Early plate tectonics offers another pathway. Some researchers have identified what they interpret as ancient spreading centers and subduction-related features in the Martian crust. If Mars experienced a brief episode of plate tectonics before transitioning to stagnant-lid convection, asymmetric spreading or preferential recycling of one hemisphere's crust could generate the dichotomy. The mineralogical diversity detected from orbit, including localized exposures of serpentinite-like assemblages, provides tentative support for water-rock interactions characteristic of spreading environments.

Discriminating between impact and endogenic origins requires predictions that differ between mechanisms. The subsurface structure beneath the dichotomy boundary—whether it shows evidence of impact-generated fracturing versus thermal boundary migration—represents a key discriminant. Future missions with seismic and electromagnetic sounding capabilities may provide definitive tests.

Takeaway

The same observable outcome can arise from fundamentally different processes—planetary science must embrace multiple working hypotheses and design observations that discriminate among them rather than seeking confirmation of favored models.

Mars' crustal dichotomy crystallizes a central challenge in planetary science: ancient features preserve information about formative processes, but billions of years of modification obscure primary signatures. Whether Borealis Basin records the solar system's largest confirmed impact or represents the surface expression of early mantle dynamics, its existence shaped everything that followed—hydrology, volcanism, climate evolution.

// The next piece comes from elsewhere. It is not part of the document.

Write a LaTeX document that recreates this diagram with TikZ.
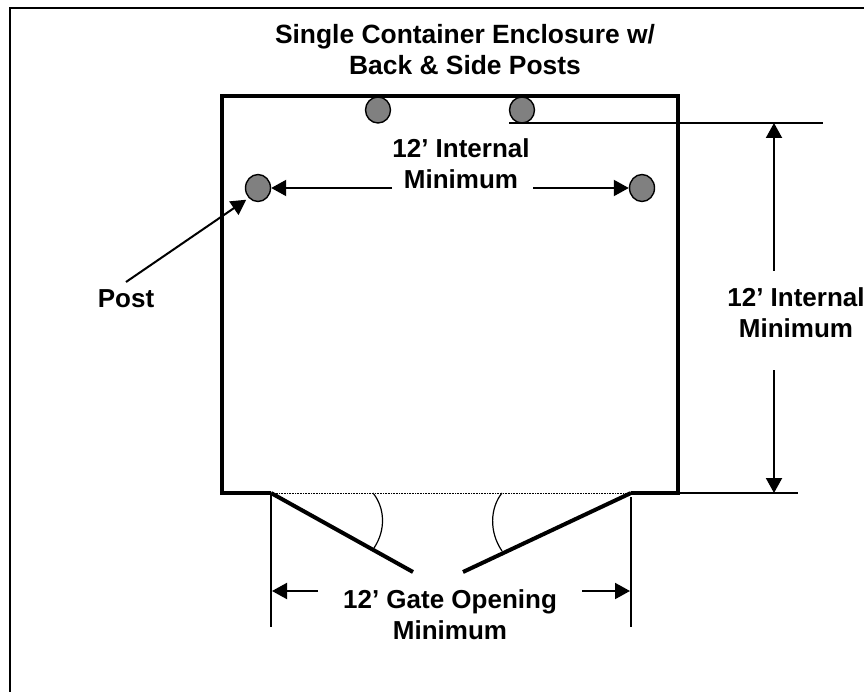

The debate's persistence reflects not scientific failure but appropriate epistemic humility. Current data genuinely cannot discriminate between a 2,000-kilometer impactor and degree-1 mantle convection. Both mechanisms are physically plausible and consistent with available observations. Resolution awaits new data—seismic measurements of crustal structure, deeper sampling of boundary region stratigraphy, or isotopic evidence constraining formation timescales.

Whatever its origin, the dichotomy demonstrates that planetary asymmetry can be fundamental rather than incidental. As we characterize exoplanets and consider habitability beyond Earth, Mars reminds us that hemispheric-scale heterogeneity may be common—and that understanding its origins requires patience, multiple hypotheses, and missions designed to test rather than confirm.